Meet the Las Vegas players behind some of your favorite hip-hop records

From left, The Audibles (Courtesy), Pat Hundley (Matt Morgan/Courtesy) and Cam O’bi (Rene Marban/Courtesy).
Zoneil Maharaj

A lot goes into making a hit song, from hours of songwriting and production to meticulous mixing and strategic marketing. Rarely do those outside the camera frame get recognized beyond liner notes. But if you take a close look, you might learn that some of your favorite songs received a helping hand from your neighbors. Meet some of Las Vegas’ hitmakers.

The Audibles The production tag team of Jimmy “Jimmy G” Giannos and Dominic “DJ Mecca” Jordan might have made a Belieber out of you. The duo helped the then-teen heartthrob level up to a more mature hip-hop sound, producing five tracks on 2013’s Journals and “No Pressure” off 2015’s Purpose. The two have been industry mainstays since connecting in the studio 11 years ago. “I liked DJ’s drums; he liked my melodies and chords. It was a perfect musical marriage,” Giannos says. The rest—writing for Sam Smith, producing for French Montana and Ty Dolla $ign—is the manifestation of a dream no one believed in more than Giannos’ mother. “She would always tell us, ‘You’re going to be at the Grammys,’” Jordan says. It came true: Purpose was nominated for Album of the Year. Despite their national credits, the duo makes it a point to represent its hometown; it has collaborations with Las Vegas artists Lazr, Interstate Fatz and DJ Franzen in the works. “We really want to support Vegas’ own and bring the culture up,” Jordan says.

Cam O’bi Chicago’s spellbinding hip-hop scene is indebted to a Las Vegas native. In 2012, producer Cameron Osteen, aka Cam O’bi, moved to the Windy City, where he met then-upstarts Vic Mensa and Chance the Rapper, helping craft their respective breakout projects, Innanetape and Acid Rap, in 2013. “That gave me a key to the entire [Chicago] music scene,” says Cam, who also worked on Chance’s Grammy award-winning Coloring Book. Soon, his catalog expanded beyond the Midwest to include SZA, J. Cole and Moses Sumney—critically praised artists all drawn to Cam’s distinctive sound, self-described as “hip-hop meets Disney.” It’s vivid, colorful and playful. Take “TenderHeaded,” which features a sample of a baby laughing as Cam raps—for the first time on record—about growing up with nappy hair. It’s the first song from his upcoming debut, Grown Ass Kid, due out next year. If his past work is any indication, expect a star-studded and whimsical head-nodder.

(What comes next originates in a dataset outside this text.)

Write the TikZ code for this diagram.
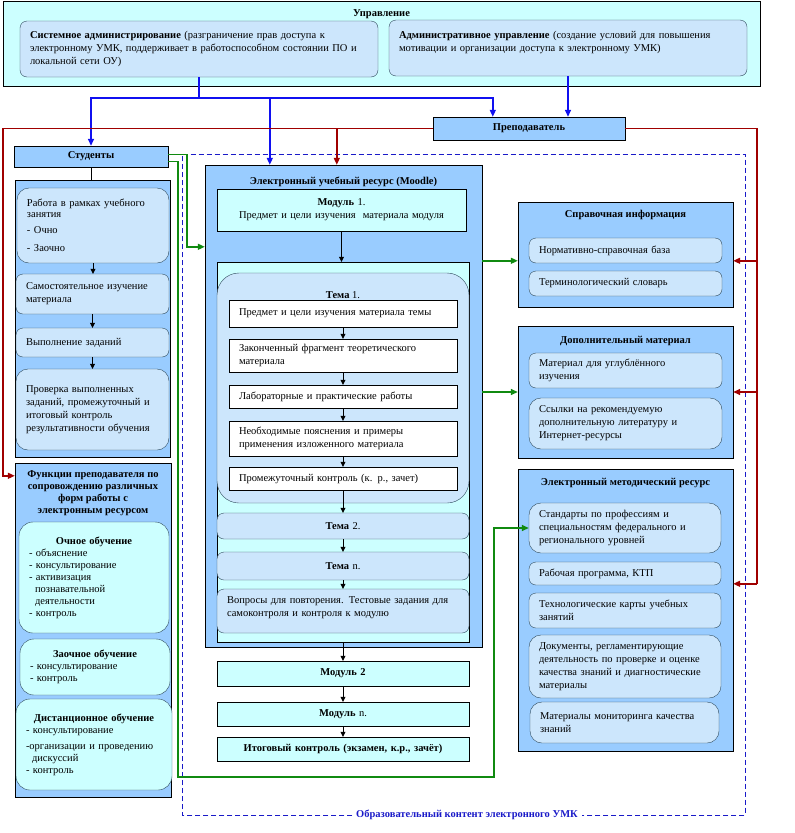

King Vay If you’ve ever been to a T.I. concert, you’ve seen Vasjon “King Vay” Hill banging on the drums and giving life to the Atlanta rapper’s southern-fried beats. For the past seven years, Vay has been the rap superstar’s go-to drummer, while also providing live percussion for hip-hop artists like Future, Rae Sremmurd and French Montana. That’s quite the leap for a guy who grew up playing in church bands and touring with gospel artists Kenny Lattimore and Chanté Moore. Ever restless, King Vay also makes beats for artists like T.I., Snoop Dogg and Jeremih and runs Las Vegas studio the Hit District. And he’s not stopping until he has his own empire. “That’s my next move,” he says, “executive producing and having a few artists under me.”

Pat Hundley When Rick Ross, Gucci Mane or Riff Raff get the urge to lay down a track in Las Vegas, they call Pat Hundley. A transplant from Nashville, Hundley moved here six years ago and quickly became the go-to engineer for trap-rap stars. He credits that to his professionalism. “I take the long road around the mountain. I’ll give you a three-hour session to make [a project] better,” he says. That has led to a constant stream of work at just about every studio in the city, from Studio at the Palms to the now-defunct studio at Chumlee’s mansion. Hundley is currently building his own in Downtown with veteran rock producer and engineer Bjorn Thorsrud. Though Hundley is most recognized in the street rap circle, he’s finishing up albums for local rock acts Leather Bound Crooks and Almost Normal. “I get along with the gangsters, I get along with the rock stars,” he says. “If you come to the table with a positive attitude, people will want to work with you.”